The first obstacle is that no deal will be a disaster, and disasters do not raise spirits. News of restrictions and hardship reminiscent of wartime may surprise anyone who had associated no deal with the sunny-sounding “Australia outcome” of the government’s Orwellian imagination.
And so the government may look to the virus. That was a disaster which did, briefly, unite the people. But nobody voted for Covid-19 or could blame the government for the fact it existed. The national solidarity which flourished between March and May was a product of shared involuntary adversity and a collective pride in the frontline workers combating it. That seems unlikely in the case of no deal, an entirely man-made crisis. Will a weekly clap for lorry drivers in Dover raise national morale or mitigate deliberate economic implosion?
There is, in fact, an important lesson from the virus, but it is one the government has not yet begun to understand. Our national solidarity this spring was not in aid of No 10 but of the NHS; not shared with Dominic Cummings but with one another. When crises were exposed not as the inevitable consequence of the virus but a failure to tackle it, the government’s popularity fell. Covid-19 did not require the eye test at Barnard Castle, or the lie about protective rings around care homes, or the calamity of A-level results. Those problems were the result of arrogance and incompetence, and they have cost the Conservatives trust.
The key political difficulty for the government is mismanaged expectations. It won the election on the grounds of an “oven-ready deal.” Many voters did not perhaps appreciate that the deal was simply the divorce agreement—still less that it offered no guarantee against economic collapse. And the more time spent in the transition period, the more we have come to associate Brexit with no change at all. Even many Remainers cannot conceive of the trouble awaiting us, because the government has always denied it will take place. The prospect now of food shortages and infrastructural breakdown will not earn the Conservatives sympathy.

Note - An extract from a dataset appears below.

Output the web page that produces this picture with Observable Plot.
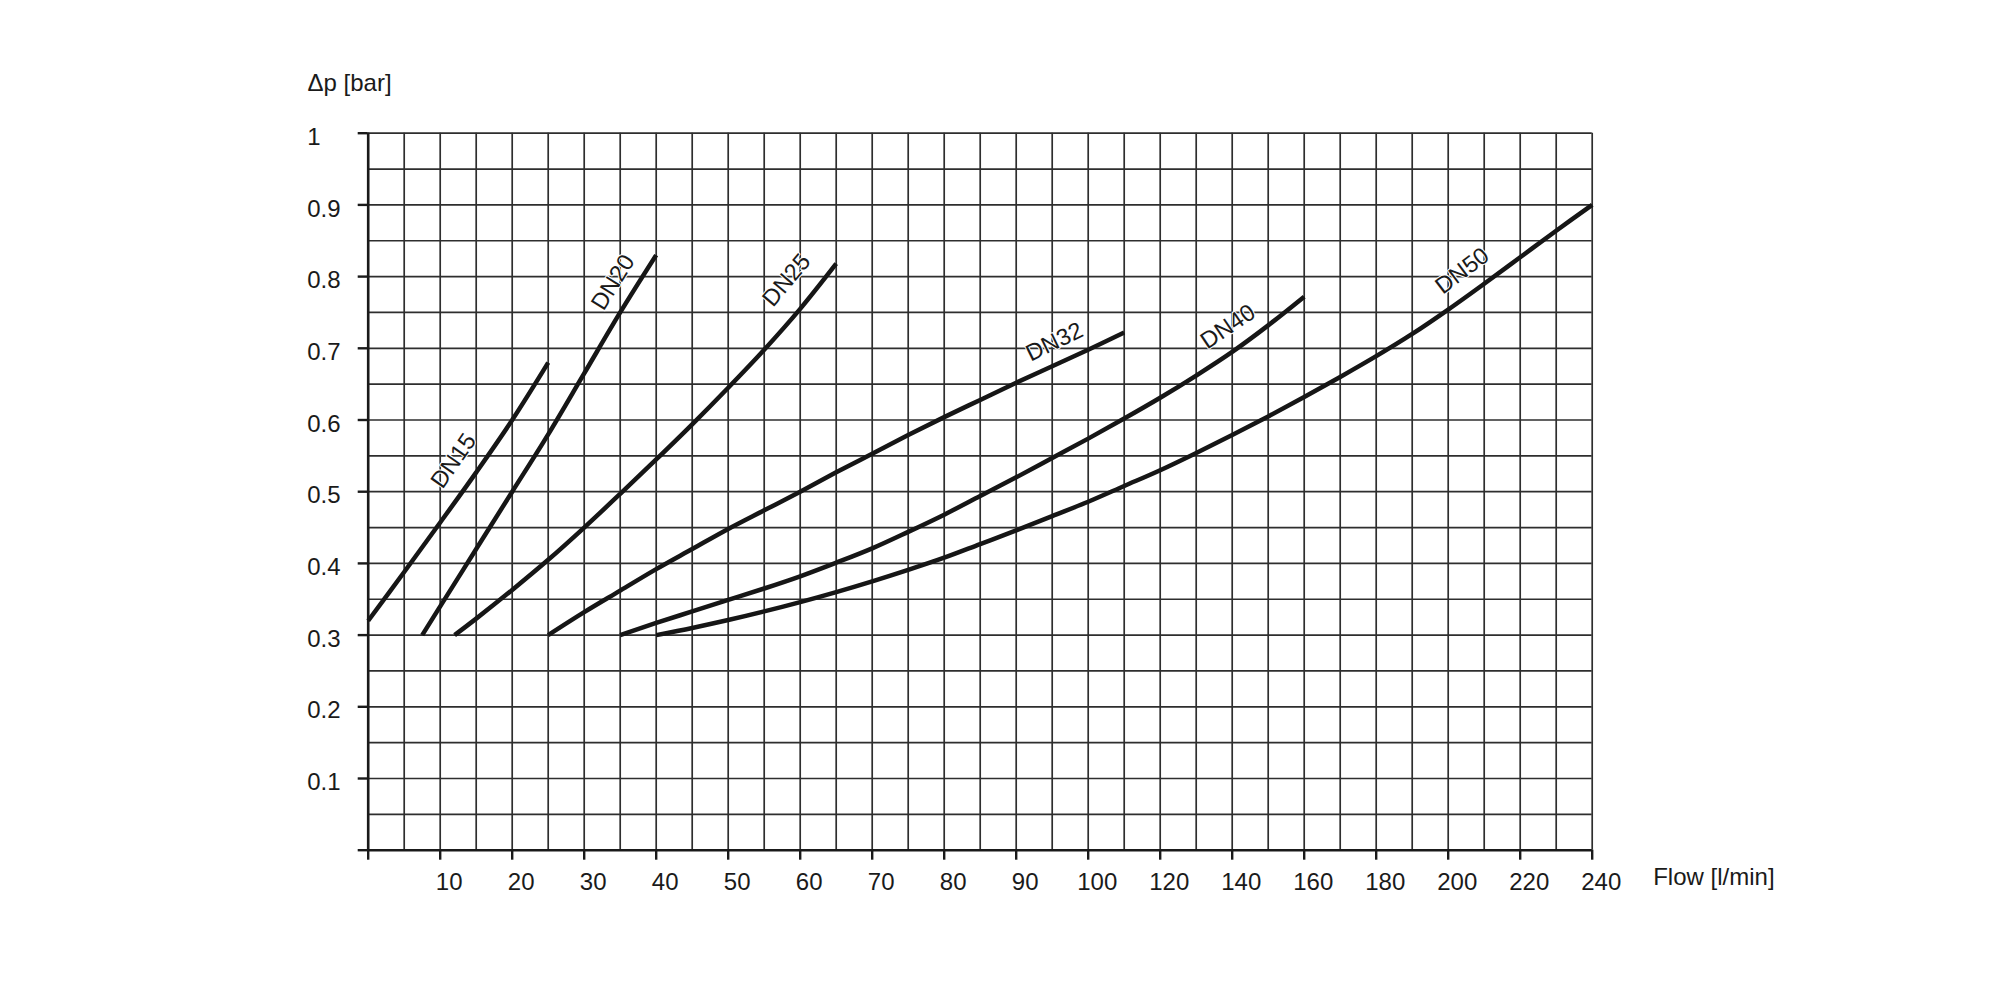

The government knows this, so turns to an old theme. Enraged by our independence, the EU must be out for revenge. Thus the new checks and delays at the border will be Brussels “imposing new restrictions” or “EU red tape blocking British businesses.” The sad and banal truth is that, as Brexit meant Brexit, no deal simply means no deal. The default in international trade is the existence of comprehensive barriers between third countries, and only an agreement removes them.
Covid-19 makes people less, not more likely to tolerate destruction. They have suffered quite enough already, and will recognise this new crisis was a choice. Really the blame game taps into Brexit’s kryptonite: the admission that, despite everything said in 2016 and for nearly four years afterwards, leaving has consequences and they are overwhelmingly damaging. This has not, after all, proved the “easiest deal in human history” and we did not “hold all the cards.” The new narrative concedes that the EU has power and interests and we have landed on the wrong side of them. A need to attribute blame acknowledges, once and for all, that Brexit will not present “opportunities”: it pre-supposes colossal damage. Then, as a final insult, the government expects the British people to valiantly shrug that off in a show of patriotic defiance.
Voters never blame themselves and can’t turf out the European Commission. The fundamental irony about the blame game is that there is, of course, someone responsible and always has been. For years the UK took the credit for collective victories and deflected the blame for individual failures, turning the EU into a convenient scapegoat. But the point of Brexit is we are now going it alone. Having freed ourselves from the imagined shackles of Brussels, we necessarily free ourselves from its culpability as well. The public will now see the truth closer to home.